From 1-3 p.m. Sept. 10, the public is invited to a remembrance of 9/11 at the library. The event will offer the public the opportunity to share memories of 9/11 and to participate in the creation of a new artwork that may become part of the international exhibits in 2017. It’s free and reservations are not required.
Besides the photographs, “And Then There Was Quiet” includes a re-creation of one of the walls of fliers that appeared after the 9/11 attacks. People posted photos of missing friends and family members, pleading for information about them. Gordon photographed the fliers and has created a replica of the displays.
He also includes a terrarium containing dust that was piled on the streets around the World Trade Center after the attack.
Gordon is a professional artist who works in a variety of media, including interactive sculpture. He shows his work in galleries all over the country, but he tries to install “And Then There Was Quiet” in places other than art galleries.
“It’s important to me that as many people see this as possible,” he said. “So I try to put it in non-traditional places, like a library, and I make sure it’s always free and open to the public.”
The current show in Bradenton is the first in this area, and Gordon says he hopes it won’t be the last. He’s working with the Sarasota Sister Cities project to show “And Then There Was Quiet” next year at this time in Sarasota and in several of Sarasota’s sister cities around the world all at the same time. It may not be feasible to have it in all nine sister cities, Gordon said, but that’s his goal.

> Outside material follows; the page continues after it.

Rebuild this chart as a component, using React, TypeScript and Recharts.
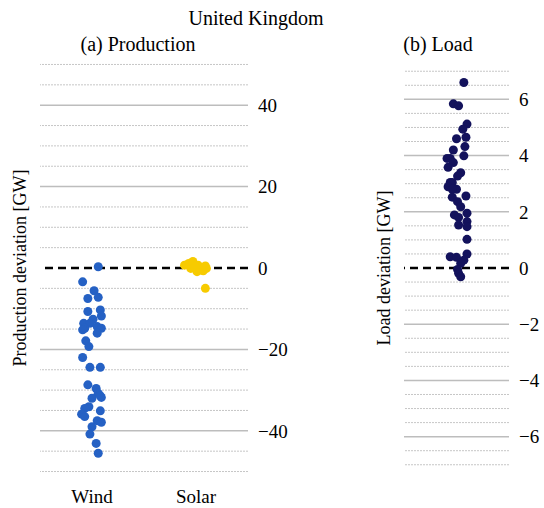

Anyone who wants to contribute to the effort to bring the exhibit to Sarasota’s Sister Cities can do so through generosity.com/fundraisers/and-then-there-was-quiet-new-york-after-9-11.
Details: Through Sept. 30, Manatee County Downtown Central Library, 1301 Barcarrota Blvd. W., Bradenton. Free. 10 a.m.-8 p.m. Monday, 10 a.m.-6 p.m. Tuesday, noon-8 p.m. Wednesday, 9 a.m.-5 p.m. Thursday-Friday, 11 a.m.-5 p.m. Saturday. 941-748-5555, mymanatee.org/library.